Low taxes, eliminating welfare ("as we know it") demagogueing entitlements and expanding military spending has pretty much been Reagan's program which both parties continue to run on and govern with. You'll recall that Bill Clinton declared "the era of big government is over." And Obama famously evoked Reagan during the campaign and more recently talked about striking a "Grand Bargain" on cutting "entitlements." (Or Peter Orzsag saying that social security reform is "a test of manhood.")

Of course, this comes back to the basic problem of the Democratic party which lost its moorings some time back and even with a huge majority can't seem to figure out how to govern outside the center right paradigm. (That assumes they would even want to do that, which is, at this point, highly questionable.)

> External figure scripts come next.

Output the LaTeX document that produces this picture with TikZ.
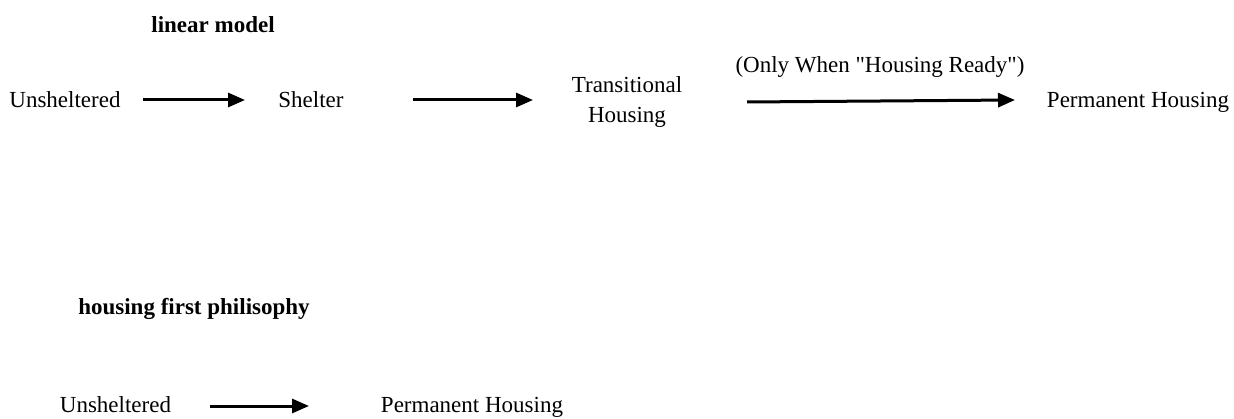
\documentclass[tikz,border=0pt]{standalone}
\usepackage{fontspec}
% straight double quotes stay straight without the TeX mapping
\setmainfont{Liberation Serif}[Ligatures=TeXOff]
\usetikzlibrary{arrows.meta}
\begin{document}
\begin{tikzpicture}[x=1pt,y=-1pt,
  lbl/.style={inner sep=0pt,anchor=base,font=\fontsize{23}{30}\selectfont},
  head/.style={inner sep=0pt,anchor=base,font=\fontsize{23}{30}\selectfont\bfseries},
  flow/.style={line width=3pt,-{Triangle[length=17pt,width=14pt]}}]
\useasboundingbox (0,0) rectangle (1234,419);
% linear model
\node[head] (h1) at (213,33) {linear model};
\node[lbl] (u1) at (65,108) {Unsheltered};
\node[lbl] (s1) at (311,108) {Shelter};
% base of a two-line node is the baseline of its last line
\node[lbl,align=center] (t1) at (627,123) {Transitional\\Housing};
\node[lbl] (p1) at (1138,108) {Permanent Housing};
\node[lbl] (c1) at (880,73) {(Only When "Housing Ready")};
\coordinate (a1s) at (143,100); \coordinate (a1e) at (245,100);
\coordinate (a2s) at (413,100); \coordinate (a2e) at (533,100);
\coordinate (a3s) at (747,102); \coordinate (a3e) at (1015,100);
\draw[flow] (a1s) -- (a1e);
\draw[flow] (a2s) -- (a2e);
\draw[flow] (a3s) -- (a3e);
% housing first
\node[head] (h2) at (194,315) {housing first philisophy};
\node[lbl] (u2) at (115.5,413) {Unsheltered};
\node[lbl] (p2) at (472,413) {Permanent Housing};
\coordinate (a4s) at (210,406); \coordinate (a4e) at (309,406);
\draw[flow] (a4s) -- (a4e);
\end{tikzpicture}
\end{document}
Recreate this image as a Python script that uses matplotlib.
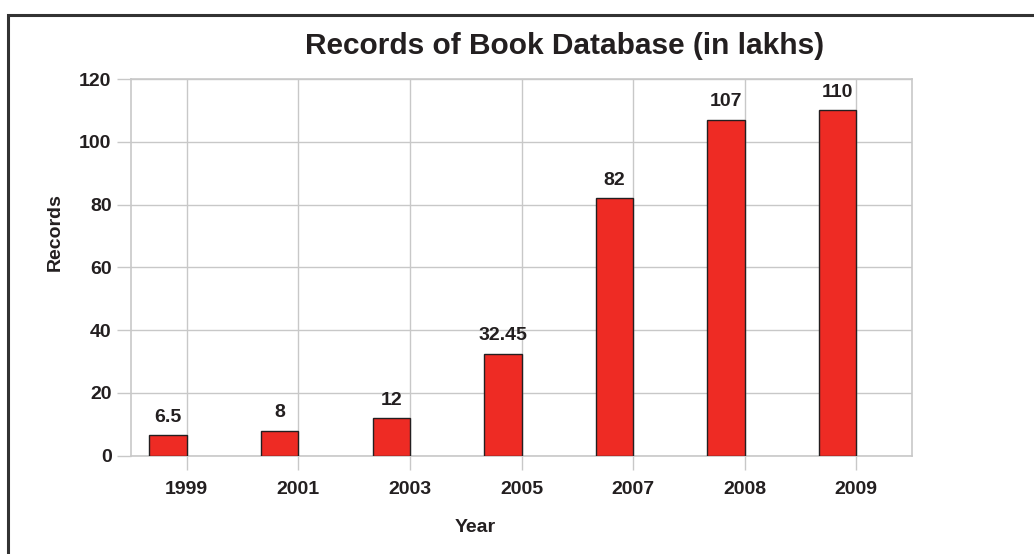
import matplotlib
matplotlib.use("Agg")
import matplotlib.pyplot as plt
from matplotlib.patches import Rectangle

years = ["1999", "2001", "2003", "2005", "2007", "2008", "2009"]
records = [6.5, 8, 12, 32.45, 82, 107, 110]
value_labels = ["6.5", "8", "12", "32.45", "82", "107", "110"]
y_ticks = [0, 20, 40, 60, 80, 100, 120]

plt.rcParams['font.family'] = ['Liberation Sans', 'DejaVu Sans']
W, H = 1034, 554
fig = plt.figure(figsize=(W/100, H/100), dpi=100)

# outer frame
fig.add_artist(Rectangle((8/W, -0.1), 1.2, (H-15)/H + 0.1, transform=fig.transFigure,
                         fill=False, edgecolor='#333333', linewidth=2.2))

left, right, top, bottom = 131, 912, 79, 455.7
ax = fig.add_axes([left/W, 1 - bottom/H, (right-left)/W, (bottom-top)/H])

x = list(range(len(years)))
ax.bar(x, records, width=-0.335, align='edge', color='#ee2b24',
       edgecolor='#231f20', linewidth=1.0, zorder=3)

for xi, v, lab in zip(x, records, value_labels):
    ax.text(xi - 0.335/2, v + 3.0, lab, ha='center', va='bottom',
            fontsize=14, fontweight='bold', color='#231f20')

ax.set_xlim(-0.5, len(years) - 0.5)
ax.set_ylim(0, 120)
ax.set_xticks(x)
ax.set_xticklabels(years, fontsize=14, fontweight='bold', color='#231f20')
ax.set_yticks(y_ticks)
ax.set_yticklabels([str(t) for t in y_ticks], fontsize=14, fontweight='bold', color='#231f20')
ax.tick_params(axis='both', length=10, color='#c8c8c8', width=1)
ax.tick_params(axis='x', pad=8)
ax.tick_params(axis='y', pad=4)
ax.grid(True, color='#c8c8c8', linewidth=1, zorder=0)
ax.set_axisbelow(True)
for s in ax.spines.values():
    s.set_color('#c8c8c8')
    s.set_linewidth(1.2)

fig.text(565/W, 1 - 46/H, "Records of Book Database (in lakhs)", ha='center', va='center',
         fontsize=21.5, fontweight='bold', color='#231f20')
fig.text(475/W, 1 - 527/H, "Year", ha='center', va='center',
         fontsize=14, fontweight='bold', color='#231f20')
fig.text(55/W, 1 - 232/H, "Records", ha='center', va='center', rotation=90,
         fontsize=14, fontweight='bold', color='#231f20')

fig.savefig("out.png", dpi=100)
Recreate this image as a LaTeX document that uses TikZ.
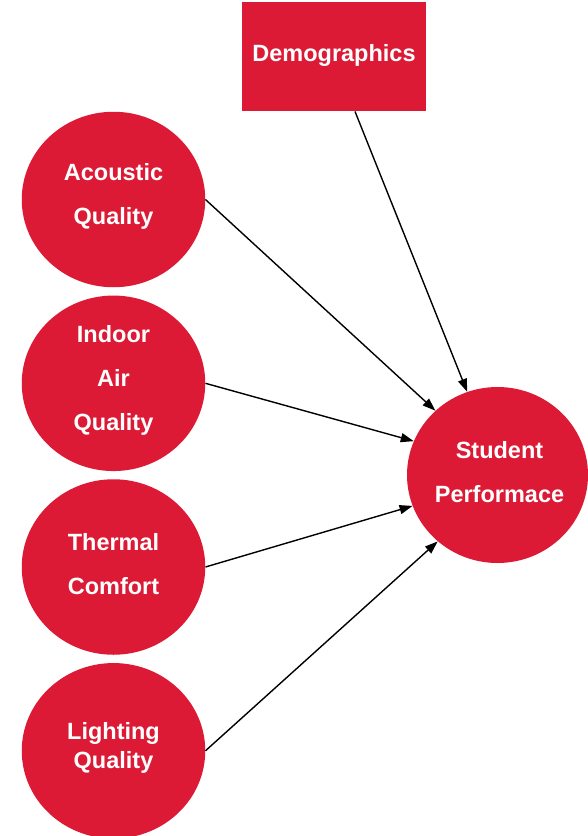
\documentclass[tikz,border=0pt]{standalone}
\usepackage{fontspec}
\setmainfont{Liberation Sans}
\usetikzlibrary{shapes.geometric,arrows.meta}
\definecolor{crimson}{HTML}{DC1A35}
\tikzset{
  factor/.style={ellipse, fill=crimson, draw=none, inner sep=0pt,
    minimum width=183.5pt, minimum height=175.5pt},
  txt/.style={text=white, align=center, inner sep=0pt, yshift=3pt,
    font=\fontsize{23.5}{44}\selectfont\bfseries},
  link/.style={draw=black, line width=1.4pt,
    -{Triangle[length=13pt,width=9pt]}}
}
\begin{document}
\begin{tikzpicture}[x=1pt,y=-1pt]
  \useasboundingbox (0,0) rectangle (588,836);

  % demographic box
  \node[fill=crimson, inner sep=0pt, minimum width=183.5pt, minimum height=109.5pt,
        label={[txt,yshift=-1.5pt]center:Demographics}] (demo) at (334,56.5) {};

  % environmental factors
  \node[factor, label={[txt]center:Acoustic\\Quality}] (acou) at (113.5,199.5) {};
  \node[factor, label={[txt]center:Indoor\\Air\\Quality}] (iaq) at (113.5,383.3) {};
  \node[factor, label={[txt]center:Thermal\\Comfort}] (therm) at (113.5,567) {};
  \node[factor, label={[txt,font=\fontsize{23.5}{29.5}\selectfont\bfseries]center:Lighting\\Quality}] (light) at (113.5,750.8) {};

  % outcome
  \node[factor, minimum width=181pt, minimum height=176pt,
        label={[txt,xshift=2pt]center:Student\\Performace}] (perf) at (497.5,475) {};

  % influences
  \draw[link] ([xshift=21pt]demo.south) -- (perf.110.8);
  \draw[link] (acou.east) -- (perf.134.3);
  \draw[link] (iaq.east) -- (perf.158.7);
  \draw[link] (therm.east) -- (perf.200.1);
  \draw[link] (light.east) -- (perf.228.8);
\end{tikzpicture}
\end{document}
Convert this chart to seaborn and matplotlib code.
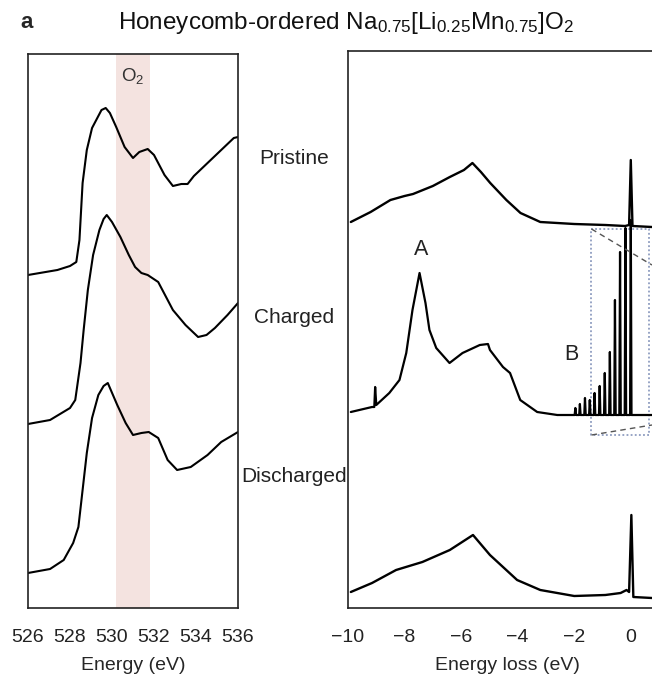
import matplotlib
matplotlib.use("Agg")
import matplotlib.pyplot as plt
import seaborn as sns
import pandas as pd

# ---------------- data ----------------
# XAS (left panel): energy (eV) and stacked intensity (a.u.)
xas_pristine_e = [526.0, 527.4, 528.0, 528.3, 528.45, 528.6, 528.8, 529.05, 529.3, 529.5, 529.7,
                  529.9, 530.2, 530.6, 531.0, 531.3, 531.7, 532.0, 532.5, 532.9, 533.3, 533.6,
                  533.9, 534.4, 534.9, 535.4, 535.8, 536.0]
xas_pristine_i = [331, 336, 340, 344, 366, 423, 456, 478, 488, 496, 498,
                  493, 479, 459, 448, 454, 457, 451, 431, 420, 422, 422,
                  430, 440, 450, 460, 468, 469]
xas_charged_e = [526.0, 527.05, 528.0, 528.25, 528.5, 528.65, 528.85, 529.1, 529.4, 529.6, 529.75,
                 530.0, 530.4, 530.8, 531.1, 531.4, 531.7, 532.2, 532.6, 532.9, 533.5, 534.1,
                 534.5, 534.9, 535.5, 536.0]
xas_charged_i = [182, 186, 198, 206, 243, 276, 316, 351, 376, 387, 391,
                 384, 369, 351, 339, 333, 331, 324, 308, 296, 281, 269,
                 271, 278, 291, 303]
xas_discharged_e = [526.0, 527.05, 527.7, 528.15, 528.4, 528.6, 528.8, 529.05, 529.35, 529.6, 529.8,
                    530.25, 530.65, 531.0, 531.4, 531.75, 532.2, 532.65, 533.1, 533.75, 534.55,
                    535.2, 536.0]
xas_discharged_i = [33, 37, 46, 63, 79, 116, 153, 188, 211, 220, 223,
                    201, 183, 171, 173, 174, 168, 146, 136, 139, 151,
                    164, 174]

# RIXS (right panel): energy loss (eV) and stacked intensity (a.u.)
rixs_pristine_e = [-9.9, -9.2, -8.5, -8.0, -7.7, -7.0, -6.4, -5.9, -5.6, -5.3, -4.97, -4.4, -3.9,
                   -3.2, -2.0, -0.9, -0.2, -0.06, 0.0, 0.06, 0.75]
rixs_pristine_i = [384, 394, 406, 410, 412, 420, 429, 436, 443, 434, 423, 406, 393,
                   384, 382, 381, 380, 381, 446, 380, 379]
rixs_charged_e = [-9.9, -9.15, -9.07, -9.04, -9.0, -8.54, -8.18, -7.94, -7.72, -7.47, -7.26, -7.12,
                  -6.88, -6.41, -5.95, -5.34, -5.05, -4.98, -4.52, -4.27, -3.91, -3.31, -2.6, -2.1]
rixs_charged_i = [194, 199, 199, 219, 201, 213, 226, 253, 296, 333, 303, 276,
                  258, 243, 253, 261, 262, 256, 239, 233, 206, 194, 191, 191]
# vibrational progression (feature B) in the charged spectrum
vib_peak_e = [-1.96, -1.80, -1.62, -1.45, -1.28, -1.10, -0.92, -0.74, -0.56, -0.38, -0.19, 0.0]
vib_peak_i = [198, 202, 208, 206, 213, 220, 233, 254, 306, 354, 378, 386]
vib_base_i = 191
rixs_charged_tail_e = [0.75]
rixs_charged_tail_i = [191]
rixs_discharged_e = [-9.9, -9.15, -8.3, -7.37, -6.4, -5.58, -4.98, -4.02, -3.2, -2.0, -0.9,
                     -0.36, -0.15, -0.06, 0.02, 0.09, 0.75]
rixs_discharged_i = [14, 23, 36, 44, 56, 71, 51, 26, 16, 10, 11,
                     13, 16, 14, 91, 9, 8]

sample_labels = ["Pristine", "Charged", "Discharged"]
xas_ticks = [526, 528, 530, 532, 534, 536]
rixs_ticks = [-10, -8, -6, -4, -2, 0]
o2_band = (530.2, 531.8)
inset_box_e = (-1.39, 0.64)
inset_box_i = (171, 377)

# ---------------- style ----------------
sns.set_style("white")
plt.rcParams['font.family'] = ['Liberation Sans', 'DejaVu Sans']
plt.rcParams['mathtext.default'] = 'regular'
plt.rcParams['axes.linewidth'] = 1.2
plt.rcParams['axes.edgecolor'] = '#222222'

fig = plt.figure(figsize=(6.52, 6.84), dpi=100)
axL = fig.add_axes([28/652, 1-608/684, 210/652, 554/684])
axR = fig.add_axes([348/652, 1-608/684, 304/652, 557/684])

def draw(ax, xs, ys, lw):
    df = pd.DataFrame({"x": xs, "y": ys})
    sns.lineplot(data=df, x="x", y="y", ax=ax, color="black", lw=lw,
                 sort=False, estimator=None)

# Left panel
axL.axvspan(*o2_band, color="#f4e3e0", zorder=0, lw=0)
draw(axL, xas_pristine_e, xas_pristine_i, 1.5)
draw(axL, xas_charged_e, xas_charged_i, 1.5)
draw(axL, xas_discharged_e, xas_discharged_i, 1.5)
axL.set_xlim(526, 536)
axL.set_ylim(-2, 552)
axL.set_xticks(xas_ticks)
axL.set_yticks([])
axL.set_xlabel("Energy (eV)", fontsize=14)
axL.xaxis.set_label_coords(0.5, -0.088)
axL.set_ylabel("")
axL.text(sum(o2_band)/2, 530, r"O$_2$", ha="center", va="center", fontsize=13.5, color="#333333")

# Right panel
draw(axR, rixs_pristine_e, rixs_pristine_i, 1.7)
ch_e = list(rixs_charged_e)
ch_i = list(rixs_charged_i)
for pe, pi in zip(vib_peak_e, vib_peak_i):
    ch_e += [pe - 0.025, pe, pe + 0.025]
    ch_i += [vib_base_i, pi, vib_base_i]
ch_e += rixs_charged_tail_e
ch_i += rixs_charged_tail_i
draw(axR, ch_e, ch_i, 1.6)
draw(axR, rixs_discharged_e, rixs_discharged_i, 1.7)
axR.set_xlim(-10, 0.75)
axR.set_ylim(-2, 555)
axR.set_xticks(rixs_ticks)
axR.set_yticks([])
axR.set_xlabel("Energy loss (eV)", fontsize=14)
axR.xaxis.set_label_coords(0.523, -0.088)
axR.set_ylabel("")
axR.spines['right'].set_visible(False)
axR.text(-7.4, 356, "A", ha="center", va="center", fontsize=15.5, color="#222222")
axR.text(-2.1, 251, "B", ha="center", va="center", fontsize=15.5, color="#222222")

# inset indicator (dotted box + dashed guide lines)
e0, e1 = inset_box_e
i0, i1 = inset_box_i
axR.plot([e0, e1, e1, e0, e0], [i1, i1, i0, i0, i1],
         ls=(0, (1.2, 1.5)), color="#7b8cb5", lw=1.1, zorder=1)
axR.plot([e0, 0.75], [i1, 341], ls=(0, (4, 3)), color="#555555", lw=1.0)
axR.plot([e0, 0.75], [i0, 181], ls=(0, (4, 3)), color="#555555", lw=1.0)

for ax in (axL, axR):
    ax.tick_params(axis='x', direction='out', length=7, width=1.2, labelsize=14,
                   pad=8, colors="#222222")
    for s in ax.spines.values():
        s.set_color("#222222")

# sample labels between the panels
for lab, ypx in zip(sample_labels, [158, 317, 476]):
    fig.text(294/652, 1-ypx/684, lab, ha="center", va="center", fontsize=15, color="#222222")

fig.text(20/652, 1-23/684, "a", fontsize=16, fontweight="bold", va="center", ha="left")
fig.text(118/652, 1-23/684, r"Honeycomb-ordered Na$_{0.75}$[Li$_{0.25}$Mn$_{0.75}$]O$_2$",
         fontsize=17.5, va="center", ha="left", color="#111111")

fig.savefig("out.png", dpi=100)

On health care, arguably the most important Democratic initiative of our lifetimes, they are bargaining away any hope of real success because basically it cannot fit into the Reagan governance program. They took single payer off the table years ago and the presidential candidates kicked it completely out the door. Today, as dday lays out in all its ugly detail below, they are bargaining away the public option, the only hope of keping the insurance companies from irrevocably corrupting the reform efforts. Evidently, they refuse to fight the insurance companies which, after the banks (who have also asserted their ownership of the US government) are their most valued benefactors. (I should point out that I did hear a White House spokesperson say that the insurance companies were being "partners" in reform simply because they are good Americans, so perhaps I'm being too harsh.)

The bipartisan elite consensus that governs this country is quite simple. First, deficits and high taxes are always the basic cause of economic stress or the biggest threat facing a recovery, no matter the circumstances. (The corollary is that cutting taxes and spending are the ultimate answer to every economic challenge.) Taxes on the wealthy (excuse me "the most productive") must be kept as low as possible, the military cannot be subject to any budgetary constraint and the national security state cannot be held accountable, business and industry must always be given top priority and all other government expenditures are legislative bargaining chips regardless of their impact on the lives of average Americans. Nobody questions that consensus or even suggests that some other set of priorities might be useful from time to time.

I see nothing that makes me think any of that is changing, regardless of my hopes that it might. There was always a chance that given enough power and a crisis situation, the Democrats would see a chance to break the consensus and create a new one on their own terms. But it was always a long shot.

If you look at California today, where Reagan had a big head start, you can see where the country is headed if we don't change direction.


Update: Perlstein, currently wallowing in the excesses of the 70s, writes in to point out that it didn't start with Clinton. It started with an earlier southern center-right Democratic president:

"We need patience and good will, but we really need to realize that there is a limit to the role and the function of government. Government cannot solve our problems, it can't set our goals, it cannot define our vision. Government cannot eliminate poverty or provide a bountiful economy or reduce inflation or save our cities or cure illiteracy or provide energy."